## RECORD SET:
********
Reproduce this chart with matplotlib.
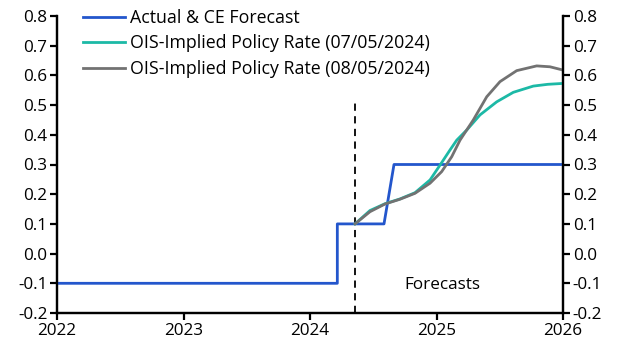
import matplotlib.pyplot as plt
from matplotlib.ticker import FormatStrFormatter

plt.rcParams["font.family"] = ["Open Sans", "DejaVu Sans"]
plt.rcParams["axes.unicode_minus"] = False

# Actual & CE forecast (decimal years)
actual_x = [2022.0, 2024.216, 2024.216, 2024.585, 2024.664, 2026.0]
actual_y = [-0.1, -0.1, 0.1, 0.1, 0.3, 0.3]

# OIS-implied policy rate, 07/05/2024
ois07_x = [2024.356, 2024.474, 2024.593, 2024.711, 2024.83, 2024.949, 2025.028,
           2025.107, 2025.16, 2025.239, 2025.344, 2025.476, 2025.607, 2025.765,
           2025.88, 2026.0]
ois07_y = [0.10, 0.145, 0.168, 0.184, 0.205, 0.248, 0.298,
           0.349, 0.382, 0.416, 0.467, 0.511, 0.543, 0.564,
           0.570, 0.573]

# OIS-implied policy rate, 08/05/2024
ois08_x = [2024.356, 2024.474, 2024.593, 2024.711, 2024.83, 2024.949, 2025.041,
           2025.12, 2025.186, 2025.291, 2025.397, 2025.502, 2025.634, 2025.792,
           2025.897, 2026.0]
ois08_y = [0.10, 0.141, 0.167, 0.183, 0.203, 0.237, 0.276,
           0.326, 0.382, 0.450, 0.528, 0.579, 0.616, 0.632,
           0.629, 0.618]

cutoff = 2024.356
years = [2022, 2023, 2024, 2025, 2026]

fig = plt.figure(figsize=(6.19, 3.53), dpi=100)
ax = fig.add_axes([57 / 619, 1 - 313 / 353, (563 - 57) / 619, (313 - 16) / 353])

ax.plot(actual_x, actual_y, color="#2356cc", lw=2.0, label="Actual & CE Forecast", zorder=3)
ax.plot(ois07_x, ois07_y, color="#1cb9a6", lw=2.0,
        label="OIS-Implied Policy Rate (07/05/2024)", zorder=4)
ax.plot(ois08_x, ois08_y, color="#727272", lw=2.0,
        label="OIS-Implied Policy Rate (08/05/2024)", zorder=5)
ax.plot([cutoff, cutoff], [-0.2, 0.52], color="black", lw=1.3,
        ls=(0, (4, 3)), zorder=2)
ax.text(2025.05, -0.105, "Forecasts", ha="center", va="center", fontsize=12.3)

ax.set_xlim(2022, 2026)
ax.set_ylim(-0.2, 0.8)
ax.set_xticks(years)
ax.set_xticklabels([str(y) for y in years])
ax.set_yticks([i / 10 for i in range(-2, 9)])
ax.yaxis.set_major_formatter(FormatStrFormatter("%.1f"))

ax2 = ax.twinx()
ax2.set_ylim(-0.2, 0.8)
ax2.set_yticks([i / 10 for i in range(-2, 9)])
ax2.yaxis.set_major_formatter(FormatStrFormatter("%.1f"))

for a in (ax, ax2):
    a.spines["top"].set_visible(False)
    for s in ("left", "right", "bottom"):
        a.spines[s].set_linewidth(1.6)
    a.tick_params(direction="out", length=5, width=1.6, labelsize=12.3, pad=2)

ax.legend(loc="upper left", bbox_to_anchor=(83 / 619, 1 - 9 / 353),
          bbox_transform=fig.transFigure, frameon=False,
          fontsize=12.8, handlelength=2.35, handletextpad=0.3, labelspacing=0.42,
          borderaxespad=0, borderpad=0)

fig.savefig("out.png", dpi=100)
********
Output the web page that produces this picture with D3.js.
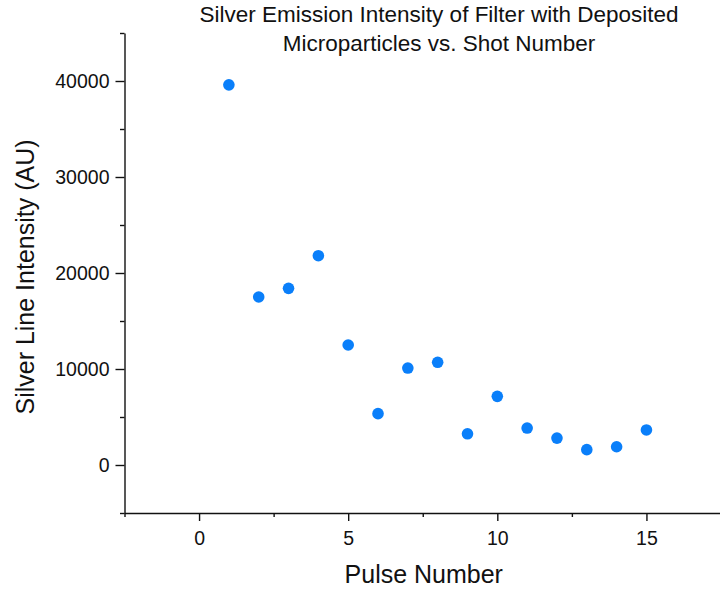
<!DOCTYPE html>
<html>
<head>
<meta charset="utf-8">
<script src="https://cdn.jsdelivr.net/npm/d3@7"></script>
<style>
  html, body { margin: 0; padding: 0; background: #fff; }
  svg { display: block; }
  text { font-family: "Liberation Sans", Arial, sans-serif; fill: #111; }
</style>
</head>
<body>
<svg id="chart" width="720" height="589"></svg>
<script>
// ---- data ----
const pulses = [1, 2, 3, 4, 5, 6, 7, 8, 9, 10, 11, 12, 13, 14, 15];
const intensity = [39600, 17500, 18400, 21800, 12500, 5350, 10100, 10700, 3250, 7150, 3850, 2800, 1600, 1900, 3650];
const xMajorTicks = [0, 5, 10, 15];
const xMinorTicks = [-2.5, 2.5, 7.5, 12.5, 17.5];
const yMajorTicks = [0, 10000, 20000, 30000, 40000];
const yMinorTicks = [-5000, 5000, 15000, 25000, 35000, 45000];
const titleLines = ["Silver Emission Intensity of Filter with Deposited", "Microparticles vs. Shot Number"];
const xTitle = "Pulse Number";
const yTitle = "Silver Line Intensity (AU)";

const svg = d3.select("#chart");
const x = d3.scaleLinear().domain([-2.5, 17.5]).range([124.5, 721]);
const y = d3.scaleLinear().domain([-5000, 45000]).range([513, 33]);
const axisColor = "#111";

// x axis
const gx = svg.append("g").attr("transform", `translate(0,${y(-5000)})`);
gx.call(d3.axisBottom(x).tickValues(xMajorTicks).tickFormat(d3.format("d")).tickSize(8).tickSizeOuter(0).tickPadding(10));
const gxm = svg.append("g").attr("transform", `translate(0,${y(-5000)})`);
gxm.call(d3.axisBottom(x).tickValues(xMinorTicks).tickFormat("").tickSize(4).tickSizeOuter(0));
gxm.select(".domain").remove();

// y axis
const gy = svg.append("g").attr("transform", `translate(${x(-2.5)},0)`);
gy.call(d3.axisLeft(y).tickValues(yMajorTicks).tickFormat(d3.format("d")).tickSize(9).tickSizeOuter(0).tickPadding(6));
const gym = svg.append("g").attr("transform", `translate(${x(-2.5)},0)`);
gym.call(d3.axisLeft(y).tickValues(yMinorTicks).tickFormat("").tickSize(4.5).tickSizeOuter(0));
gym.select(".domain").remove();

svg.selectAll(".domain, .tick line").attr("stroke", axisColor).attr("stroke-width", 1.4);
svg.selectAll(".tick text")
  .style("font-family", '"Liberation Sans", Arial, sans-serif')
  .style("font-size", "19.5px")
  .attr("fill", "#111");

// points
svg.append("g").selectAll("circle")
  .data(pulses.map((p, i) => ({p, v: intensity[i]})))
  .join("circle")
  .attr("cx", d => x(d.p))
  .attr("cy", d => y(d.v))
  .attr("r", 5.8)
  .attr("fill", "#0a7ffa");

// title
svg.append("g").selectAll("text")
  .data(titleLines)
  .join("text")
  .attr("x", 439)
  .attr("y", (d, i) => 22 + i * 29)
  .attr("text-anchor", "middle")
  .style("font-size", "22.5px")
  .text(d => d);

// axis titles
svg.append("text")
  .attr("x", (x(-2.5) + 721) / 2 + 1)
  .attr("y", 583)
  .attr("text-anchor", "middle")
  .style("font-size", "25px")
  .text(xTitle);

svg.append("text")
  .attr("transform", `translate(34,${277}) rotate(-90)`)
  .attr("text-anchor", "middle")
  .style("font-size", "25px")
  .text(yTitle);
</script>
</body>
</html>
********
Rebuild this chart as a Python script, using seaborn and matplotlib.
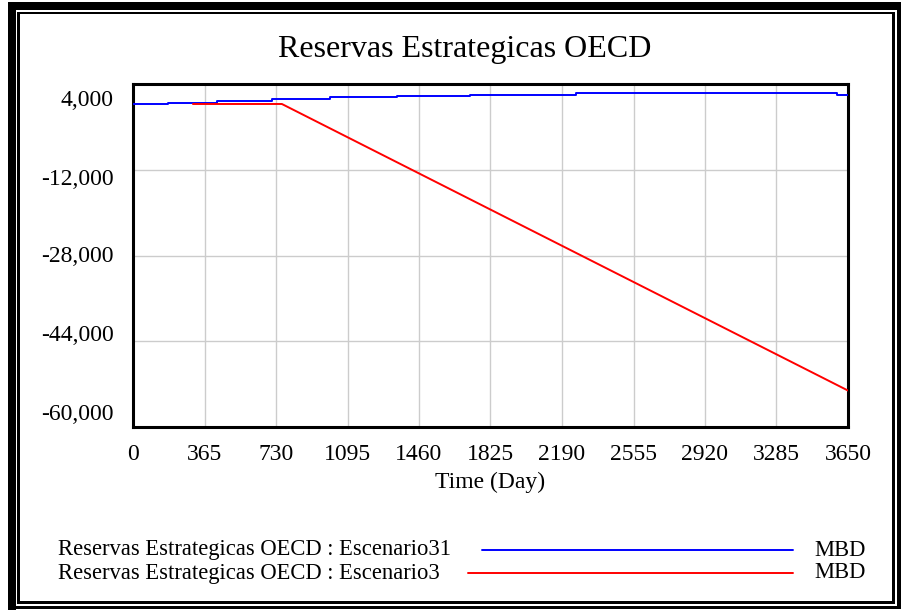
********
Using the entries above, transcribe every line from the line containing "Reproduce this chart with matplotlib." through the line containing "ax = fig.add_axes([57". Do not copy pictures.

## SOLUTION FOR THIS EXERCISE:
Reproduce this chart with matplotlib.
import matplotlib.pyplot as plt
from matplotlib.ticker import FormatStrFormatter

plt.rcParams["font.family"] = ["Open Sans", "DejaVu Sans"]
plt.rcParams["axes.unicode_minus"] = False

# Actual & CE forecast (decimal years)
actual_x = [2022.0, 2024.216, 2024.216, 2024.585, 2024.664, 2026.0]
actual_y = [-0.1, -0.1, 0.1, 0.1, 0.3, 0.3]

# OIS-implied policy rate, 07/05/2024
ois07_x = [2024.356, 2024.474, 2024.593, 2024.711, 2024.83, 2024.949, 2025.028,
           2025.107, 2025.16, 2025.239, 2025.344, 2025.476, 2025.607, 2025.765,
           2025.88, 2026.0]
ois07_y = [0.10, 0.145, 0.168, 0.184, 0.205, 0.248, 0.298,
           0.349, 0.382, 0.416, 0.467, 0.511, 0.543, 0.564,
           0.570, 0.573]

# OIS-implied policy rate, 08/05/2024
ois08_x = [2024.356, 2024.474, 2024.593, 2024.711, 2024.83, 2024.949, 2025.041,
           2025.12, 2025.186, 2025.291, 2025.397, 2025.502, 2025.634, 2025.792,
           2025.897, 2026.0]
ois08_y = [0.10, 0.141, 0.167, 0.183, 0.203, 0.237, 0.276,
           0.326, 0.382, 0.450, 0.528, 0.579, 0.616, 0.632,
           0.629, 0.618]

cutoff = 2024.356
years = [2022, 2023, 2024, 2025, 2026]

fig = plt.figure(figsize=(6.19, 3.53), dpi=100)
ax = fig.add_axes([57 / 619, 1 - 313 / 353, (563 - 57) / 619, (313 - 16) / 353])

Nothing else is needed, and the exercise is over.